Return, without pictures, the lines from the start of the data through the one that contains "74, 52, 38]".

:::::

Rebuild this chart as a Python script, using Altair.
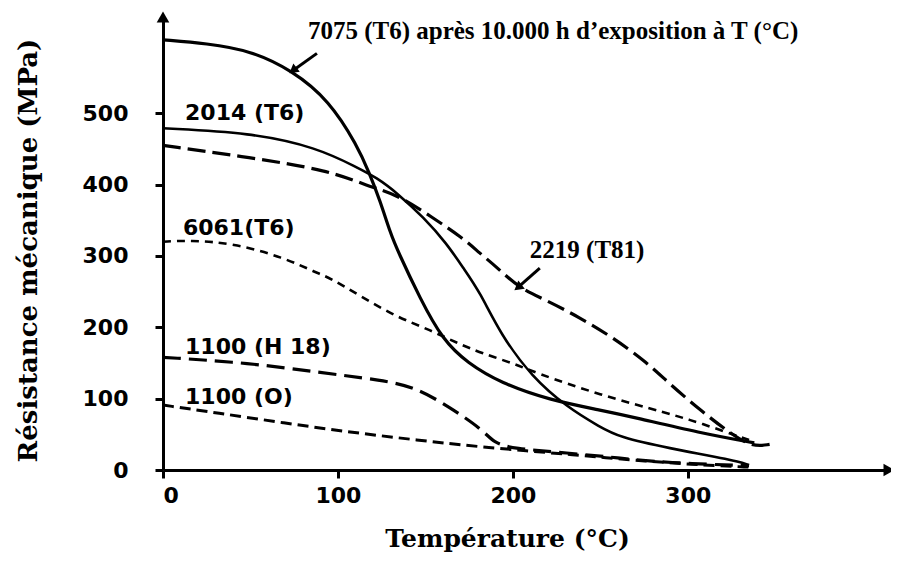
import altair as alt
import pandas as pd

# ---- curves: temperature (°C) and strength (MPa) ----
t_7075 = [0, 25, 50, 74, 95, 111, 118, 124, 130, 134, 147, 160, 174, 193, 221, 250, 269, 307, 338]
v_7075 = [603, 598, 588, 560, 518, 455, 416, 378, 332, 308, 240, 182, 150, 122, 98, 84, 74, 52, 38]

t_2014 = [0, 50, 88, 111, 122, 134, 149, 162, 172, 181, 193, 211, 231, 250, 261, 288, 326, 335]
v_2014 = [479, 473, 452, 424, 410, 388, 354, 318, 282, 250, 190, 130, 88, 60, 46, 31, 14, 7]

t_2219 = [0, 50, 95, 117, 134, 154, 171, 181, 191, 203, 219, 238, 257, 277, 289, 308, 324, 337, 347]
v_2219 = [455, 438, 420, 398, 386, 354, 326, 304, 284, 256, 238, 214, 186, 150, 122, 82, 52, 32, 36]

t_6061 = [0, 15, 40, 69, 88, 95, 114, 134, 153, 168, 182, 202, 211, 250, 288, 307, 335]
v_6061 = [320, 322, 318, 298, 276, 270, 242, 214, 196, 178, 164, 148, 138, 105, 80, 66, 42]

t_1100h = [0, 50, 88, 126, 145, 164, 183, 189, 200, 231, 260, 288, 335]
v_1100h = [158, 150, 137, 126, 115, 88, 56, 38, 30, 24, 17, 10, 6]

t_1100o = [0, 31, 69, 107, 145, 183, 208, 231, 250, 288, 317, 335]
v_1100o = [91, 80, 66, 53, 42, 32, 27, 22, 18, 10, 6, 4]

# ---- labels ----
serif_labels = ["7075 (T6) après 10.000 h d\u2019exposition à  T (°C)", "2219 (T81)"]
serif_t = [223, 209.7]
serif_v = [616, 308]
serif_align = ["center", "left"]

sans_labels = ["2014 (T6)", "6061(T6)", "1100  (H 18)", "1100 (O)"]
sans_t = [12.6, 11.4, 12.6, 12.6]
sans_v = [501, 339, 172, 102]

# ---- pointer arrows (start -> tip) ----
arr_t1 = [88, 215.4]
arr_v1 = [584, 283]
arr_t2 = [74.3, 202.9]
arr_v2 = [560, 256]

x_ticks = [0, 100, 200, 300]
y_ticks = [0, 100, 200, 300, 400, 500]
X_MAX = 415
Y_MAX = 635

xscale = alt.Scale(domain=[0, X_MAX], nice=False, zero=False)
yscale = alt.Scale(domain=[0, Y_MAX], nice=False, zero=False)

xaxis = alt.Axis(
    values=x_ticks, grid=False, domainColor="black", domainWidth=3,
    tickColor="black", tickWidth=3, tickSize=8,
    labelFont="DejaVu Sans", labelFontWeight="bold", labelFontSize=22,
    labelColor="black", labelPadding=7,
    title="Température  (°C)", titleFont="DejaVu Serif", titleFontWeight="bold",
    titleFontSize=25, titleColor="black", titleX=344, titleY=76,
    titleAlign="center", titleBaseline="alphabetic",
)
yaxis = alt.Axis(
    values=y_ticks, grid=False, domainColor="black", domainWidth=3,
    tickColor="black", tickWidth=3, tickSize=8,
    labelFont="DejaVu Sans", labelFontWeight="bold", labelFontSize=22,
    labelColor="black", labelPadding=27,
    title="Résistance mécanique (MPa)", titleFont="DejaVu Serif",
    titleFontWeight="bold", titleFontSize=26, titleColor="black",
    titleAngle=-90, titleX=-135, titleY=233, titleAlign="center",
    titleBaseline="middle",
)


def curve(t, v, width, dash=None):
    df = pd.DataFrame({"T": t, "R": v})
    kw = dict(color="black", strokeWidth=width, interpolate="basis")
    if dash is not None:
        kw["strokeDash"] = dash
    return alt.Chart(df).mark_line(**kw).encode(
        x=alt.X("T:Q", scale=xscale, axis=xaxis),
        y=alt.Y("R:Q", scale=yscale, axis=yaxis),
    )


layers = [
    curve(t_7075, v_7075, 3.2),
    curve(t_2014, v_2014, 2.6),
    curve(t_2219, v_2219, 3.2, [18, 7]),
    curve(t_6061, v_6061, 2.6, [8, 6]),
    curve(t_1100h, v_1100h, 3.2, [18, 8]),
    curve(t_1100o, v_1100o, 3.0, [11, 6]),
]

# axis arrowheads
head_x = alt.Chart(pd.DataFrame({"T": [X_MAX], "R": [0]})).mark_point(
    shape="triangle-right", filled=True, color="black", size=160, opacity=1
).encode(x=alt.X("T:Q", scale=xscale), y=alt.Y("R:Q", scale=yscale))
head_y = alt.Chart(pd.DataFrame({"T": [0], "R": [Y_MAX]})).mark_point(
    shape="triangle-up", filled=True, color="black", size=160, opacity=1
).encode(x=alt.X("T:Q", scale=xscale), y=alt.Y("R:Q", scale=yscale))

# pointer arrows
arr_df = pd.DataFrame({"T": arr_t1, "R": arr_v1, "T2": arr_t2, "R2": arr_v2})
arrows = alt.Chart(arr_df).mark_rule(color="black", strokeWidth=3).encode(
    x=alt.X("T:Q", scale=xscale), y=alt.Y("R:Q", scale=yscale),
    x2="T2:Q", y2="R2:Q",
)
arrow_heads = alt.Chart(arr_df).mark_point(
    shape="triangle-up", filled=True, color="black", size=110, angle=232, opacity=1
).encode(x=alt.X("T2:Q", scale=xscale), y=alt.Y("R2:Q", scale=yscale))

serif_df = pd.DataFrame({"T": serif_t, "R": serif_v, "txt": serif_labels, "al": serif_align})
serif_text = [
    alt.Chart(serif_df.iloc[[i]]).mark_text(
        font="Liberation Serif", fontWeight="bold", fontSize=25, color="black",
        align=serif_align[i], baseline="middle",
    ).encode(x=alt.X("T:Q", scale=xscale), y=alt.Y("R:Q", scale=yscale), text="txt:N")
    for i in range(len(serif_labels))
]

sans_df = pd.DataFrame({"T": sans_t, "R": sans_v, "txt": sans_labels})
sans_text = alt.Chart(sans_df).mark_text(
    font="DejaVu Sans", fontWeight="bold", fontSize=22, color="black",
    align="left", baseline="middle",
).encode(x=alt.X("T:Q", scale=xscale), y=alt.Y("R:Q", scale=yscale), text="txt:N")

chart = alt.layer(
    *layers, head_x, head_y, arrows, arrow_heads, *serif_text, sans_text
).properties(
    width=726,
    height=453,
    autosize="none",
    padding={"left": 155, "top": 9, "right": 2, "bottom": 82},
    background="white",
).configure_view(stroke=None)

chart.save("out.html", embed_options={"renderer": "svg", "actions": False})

:::::

*Final answer*.
Rebuild this chart as a Python script, using Altair.
import altair as alt
import pandas as pd

# ---- curves: temperature (°C) and strength (MPa) ----
t_7075 = [0, 25, 50, 74, 95, 111, 118, 124, 130, 134, 147, 160, 174, 193, 221, 250, 269, 307, 338]
v_7075 = [603, 598, 588, 560, 518, 455, 416, 378, 332, 308, 240, 182, 150, 122, 98, 84, 74, 52, 38]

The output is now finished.